▶ [TASK TO COMPLETE]
Extract, in full, the lines below, beginning at the first and ending with the line that contains "colors = ['#1874F5', '#FFD633', '#FF7F1E']". Pictures do not belong in the copy.

▶ [MATERIAL PROVIDED]
-=-=-=-=-

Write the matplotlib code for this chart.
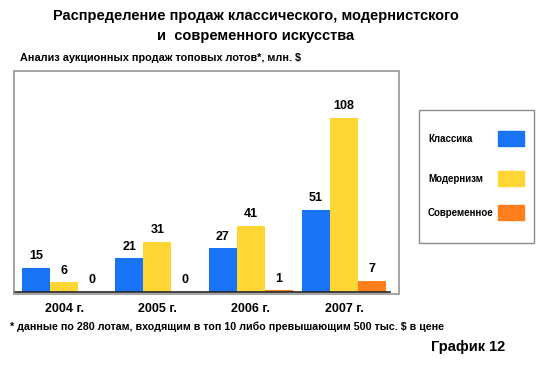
import matplotlib
matplotlib.use("Agg")
import matplotlib.pyplot as plt
import numpy as np
from matplotlib.patches import Rectangle

plt.rcParams['font.family'] = ['Liberation Sans', 'DejaVu Sans']
plt.rcParams['font.weight'] = 'bold'

years = ['2004 г.', '2005 г.', '2006 г.', '2007 г.']
series = ['Классика', 'Модернизм', 'Современное']
classic = [15, 21, 27, 51]
modern = [6, 31, 41, 108]
contemporary = [0, 0, 1, 7]
colors = ['#1874F5', '#FFD633', '#FF7F1E']

W, H = 546, 382
fig = plt.figure(figsize=(W / 100, H / 100), dpi=100)

def fx(px):
    return px / W

def fy(py):
    return 1 - py / H

# grey frame around the plot area
fig.patches.append(Rectangle((fx(14), fy(294)), fx(399) - fx(14), fy(71) - fy(294),
                             transform=fig.transFigure, fill=False,
                             edgecolor='#8c8c8c', linewidth=1.1))

ax = fig.add_axes([fx(14), fy(292), fx(390) - fx(14), fy(71) - fy(292)])
ax.patch.set_alpha(0)
for s in ['top', 'right', 'left']:
    ax.spines[s].set_visible(False)
ax.spines['bottom'].set_color('#222222')
ax.spines['bottom'].set_linewidth(1.2)

x = np.arange(len(years))
bw = 0.3
for i, (vals, c) in enumerate(zip([classic, modern, contemporary], colors)):
    pos = x + (i - 1) * bw
    ax.bar(pos, vals, width=bw, color=c, edgecolor='none')
    for p, v in zip(pos, vals):
        ax.annotate(str(v), (p, v), xytext=(0, 4), textcoords='offset points',
                    ha='center', va='bottom', fontsize=9, fontweight='bold')

ax.set_xlim(-0.536, 3.494)
ax.set_ylim(0, 137)
ax.set_yticks([])
ax.set_xticks(x)
ax.set_xticklabels(years, fontsize=9, fontweight='bold')
ax.tick_params(axis='x', length=0, pad=8)

# legend box
fig.patches.append(Rectangle((fx(419), fy(243)), fx(534) - fx(419), fy(110) - fy(243),
                             transform=fig.transFigure, fill=False,
                             edgecolor='#8c8c8c', linewidth=1.0))
for lab, c, yy in zip(series, colors, [139, 179, 213]):
    fig.text(fx(428), fy(yy), lab, fontsize=7, fontweight='bold', va='center', ha='left')
    fig.patches.append(Rectangle((fx(498), fy(yy + 7)), fx(26), 15 / H,
                                 transform=fig.transFigure, color=c))

fig.text(fx(256), fy(16), 'Распределение продаж классического, модернистского',
         ha='center', va='center', fontsize=10.5, fontweight='bold')
fig.text(fx(256), fy(36), 'и  современного искусства',
         ha='center', va='center', fontsize=10.5, fontweight='bold')
fig.text(fx(20), fy(58), 'Анализ аукционных продаж топовых лотов*, млн. $',
         ha='left', va='center', fontsize=7.8, fontweight='bold')
fig.text(fx(10), fy(327), '* данные по 280 лотам, входящим в топ 10 либо превышающим 500 тыс. $ в цене',
         ha='left', va='center', fontsize=7.7, fontweight='bold')
fig.text(fx(505), fy(347), 'График 12', ha='right', va='center', fontsize=10.5, fontweight='bold')

fig.savefig('out.png', dpi=100)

-=-=-=-=-

▶ [RESULT BELOW]
Write the matplotlib code for this chart.
import matplotlib
matplotlib.use("Agg")
import matplotlib.pyplot as plt
import numpy as np
from matplotlib.patches import Rectangle

plt.rcParams['font.family'] = ['Liberation Sans', 'DejaVu Sans']
plt.rcParams['font.weight'] = 'bold'

years = ['2004 г.', '2005 г.', '2006 г.', '2007 г.']
series = ['Классика', 'Модернизм', 'Современное']
classic = [15, 21, 27, 51]
modern = [6, 31, 41, 108]
contemporary = [0, 0, 1, 7]
colors = ['#1874F5', '#FFD633', '#FF7F1E']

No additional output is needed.